What 9th Graders Learn

What 9th graders are required to learn varies depending upon the school and state. However, it's common for kids to be required to read somewhat advanced novels and plays, such as To Kill a Mockingbird by Harper Lee and Romeo and Juliet by William Shakespeare. Your child or students will need to be able to analyze these texts, formulate opinions and comprehend the literary structures.

Informational texts are also typically an important component of 9th grade reading. Students need to be able to absorb and interpret new information from a number of differing mediums. Informational texts are used in a variety of subjects in high school, from history to chemistry and calculus.

It can be helpful for your 9th grade reading lesson plans to include pre-reading, reading and post-reading components to help your child or students fully engage with texts. This will help them break down and understand information and plot lines as they become increasingly more complex over the course of the school year.


Begin a reading lesson with a pre-reading activity. This activity should activate your students' or child's background knowledge and get them excited about the text. If you're reading a novel, discuss the genre, the author and any related works that have already been covered. Use the pre-reading time to make a text interesting and relatable.

If the reading lesson for the day is on a chapter in the middle of a novel, the pre-reading activity can be a simple review of previous chapters. Discuss the events of these chapters and ask your child or class to make predictions. Analyze character motivations and what might potentially be different if certain characters made alternate choices.

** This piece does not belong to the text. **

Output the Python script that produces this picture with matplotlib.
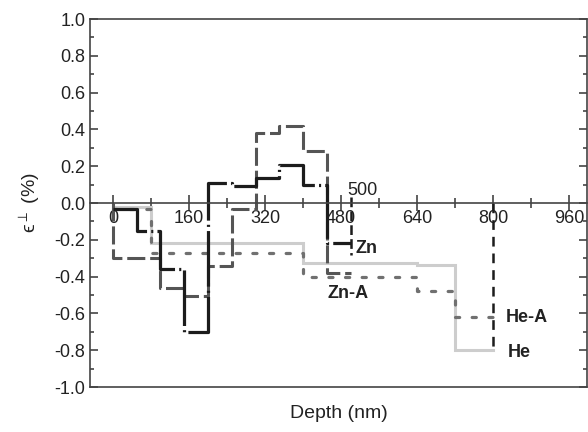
import matplotlib
matplotlib.use("Agg")
import matplotlib.pyplot as plt
import numpy as np

plt.rcParams['font.family'] = ['Liberation Sans', 'DejaVu Sans']
plt.rcParams['mathtext.fontset'] = 'dejavusans'
plt.rcParams['lines.scale_dashes'] = False

# step profiles: layer edges (nm) and strain value (%) in each layer
zn_edges = [0, 50, 100, 150, 200, 250, 300, 350, 400, 450, 500]
zn_vals = [-0.03, -0.15, -0.36, -0.70, 0.11, 0.09, 0.135, 0.205, 0.10, -0.22]

zna_edges = [0, 100, 150, 200, 250, 300, 350, 400, 450, 500]
zna_vals = [-0.30, -0.46, -0.505, -0.34, -0.03, 0.38, 0.42, 0.28, -0.38]

he_edges = [0, 80, 400, 640, 720, 800]
he_vals = [-0.02, -0.22, -0.325, -0.335, -0.80]

hea_edges = [0, 80, 400, 640, 720, 800]
hea_vals = [-0.03, -0.27, -0.40, -0.48, -0.62]

zn_depth = 500
he_depth = 800
y_ticks = [-1.0, -0.8, -0.6, -0.4, -0.2, 0.0, 0.2, 0.4, 0.6, 0.8, 1.0]
y_ticklabels = ['-1.0', '-0.8', '-0.6', '-0.4', '-0.2', '0.0', '0.2', '0.4', '0.6', '0.8', '1.0']


def steps(edges, vals, start=None):
    x = []
    y = []
    if start is not None:
        x.append(edges[0])
        y.append(start)
    for i, v in enumerate(vals):
        x += [edges[i], edges[i + 1]]
        y += [v, v]
    return x, y


fig = plt.figure(figsize=(5.88, 4.32), dpi=100)
ax = fig.add_axes([90 / 588, 45 / 432, 497 / 588, 368 / 432])

x, y = steps(he_edges, he_vals)
ax.plot(x, y, color='#cdcdcd', lw=2.2, solid_joinstyle='miter')

x, y = steps(hea_edges, hea_vals)
ax.plot(x, y, color='#707070', lw=2.3, dashes=(3, 9), dash_capstyle='round')

x, y = steps(zna_edges, zna_vals, start=0.0)
ax.plot(x, y, color='#555555', lw=2.2, dashes=(13, 3.5))

x, y = steps(zn_edges, zn_vals)
ax.plot(x, y, color='#1c1c1c', lw=2.3, dashes=(40, 3, 1.5, 3))

# film thickness markers
ax.plot([zn_depth, zn_depth], [0.03, -0.28], color='#1c1c1c', lw=1.8, dashes=(7, 3))
ax.plot([he_depth, he_depth], [0.0, -0.80], color='#1c1c1c', lw=1.8, dashes=(7, 5))
ax.text(zn_depth - 6, 0.02, '500', fontsize=13, ha='left', va='bottom', color='#222222')

lab = dict(fontsize=13, fontweight='bold', color='#222222', va='center', ha='left')
ax.text(511, -0.245, 'Zn', **lab)
ax.text(452, -0.49, 'Zn-A', **lab)
ax.text(826, -0.62, 'He-A', **lab)
ax.text(830, -0.815, 'He', **lab)

ax.set_xlim(-48, 997)
ax.set_ylim(-1.0, 1.0)

ax.spines['bottom'].set_position(('data', 0))
for s in ax.spines.values():
    s.set_color('#444444')
    s.set_linewidth(1.2)
ax.plot([0, 1], [0, 0], transform=ax.transAxes, color='#444444', lw=1.2, clip_on=False)

ax.set_xticks(np.arange(0, 961, 160))
ax.set_xticks(np.arange(80, 961, 160), minor=True)
ax.set_yticks(y_ticks)
ax.set_yticks(np.arange(-0.9, 1.0, 0.2), minor=True)
ax.set_yticklabels(y_ticklabels)

ax.tick_params(axis='x', which='major', direction='inout', length=12, width=1.2,
               colors='#444444', labelcolor='#222222', labelsize=13, pad=-1)
ax.tick_params(axis='x', which='minor', direction='inout', length=7, width=1.2, colors='#444444')
ax.tick_params(axis='y', which='both', direction='in', right=True, width=1.2,
               colors='#444444', labelcolor='#222222', labelsize=13)
ax.tick_params(axis='y', which='major', length=6)
ax.tick_params(axis='y', which='minor', length=3)

ax.set_ylabel('ϵ$^{\\perp}$ (%)', fontsize=14, color='#222222', labelpad=8)
ax.text(0.5, -0.072, 'Depth (nm)', transform=ax.transAxes, fontsize=14,
        ha='center', va='center', color='#222222')

fig.savefig('out.png', dpi=100)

During a reading lesson, you can stop frequently to ask your child or students about the text. If they're reading independently, give them several questions to answer or themes to look for while reading. This work will keep them be engaged and focused on the text. For example, if you're teaching your class or students about foreshadowing, choose a chapter in a book with one or more examples of foreshadowing. After explaining what your students or child should look for, have them make a list at the end of the chapter.


Follow up a reading assignment with a discussion about the text. In such a discussion, ask questions of your child or class that make them think critically about the text and formulate opinions. Encourage your child or students to use specific examples from the text during such a discussion to back up what they say.